1980 Presidential Directive 59 (under Carter) starting the talk about a winnable nuclear war – wikipedia
“Washington, D.C., September 14, 2012 – The National Security Archive is today posting – for the first time in its essentially complete form – one of the most controversial nuclear policy directives of the Cold War. Presidential Directive 59 (PD-59), “Nuclear Weapons Employment Policy,” signed by President Jimmy Carter on 25 July 1980, aimed at giving U.S. Presidents more flexibility in planning for and executing a nuclear war, but leaks of its Top Secret contents, within weeks of its approval, gave rise to front-page stories in the New York Times and the Washington Post that stoked wide-spread fears about its implications for unchecked nuclear conflict.”

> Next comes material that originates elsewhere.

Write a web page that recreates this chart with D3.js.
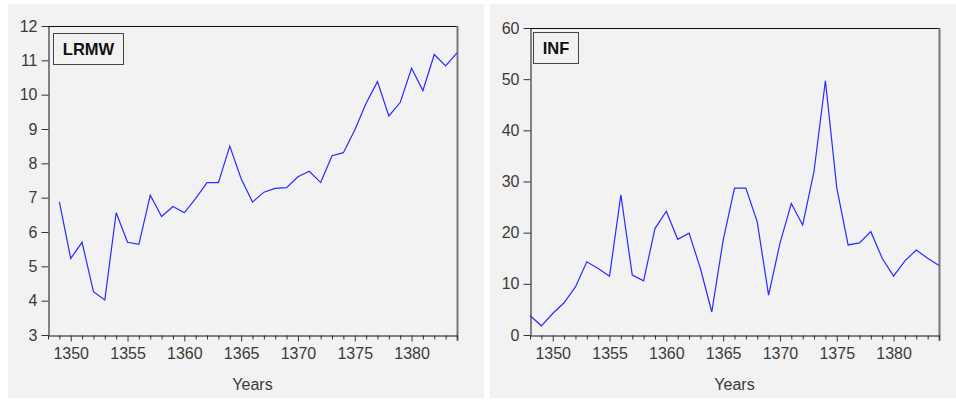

Someone did a Master’s thesis – Holmgren, Tatevik. 2013. From Nuclear Arms Reductions and Détente to PD-59 and Limited Nuclear Strikes: Understanding the Change in the Carter Administration’s Nuclear Strategy. Master’s thesis, Harvard University, Extension School.
More generally, it’s a fascinating empirical/epistemological problem. Until and unless you get a good rummage in the Soviet archives, who will know what really went down? But even if somehow you did a) archives can’t be trusted and b) archives get weeded. I can’t imagine detailed accounts of how the Soviet analysts confirmation-biased themselves and spooked (hah) themselves got written, or they did they or their authors survived (professionally speaking) for that long. People with power don’t enjoy being portrayed as frit…
Also, I should see if anyone has written a good non-fiction book on KAL-007 since RW Johnson.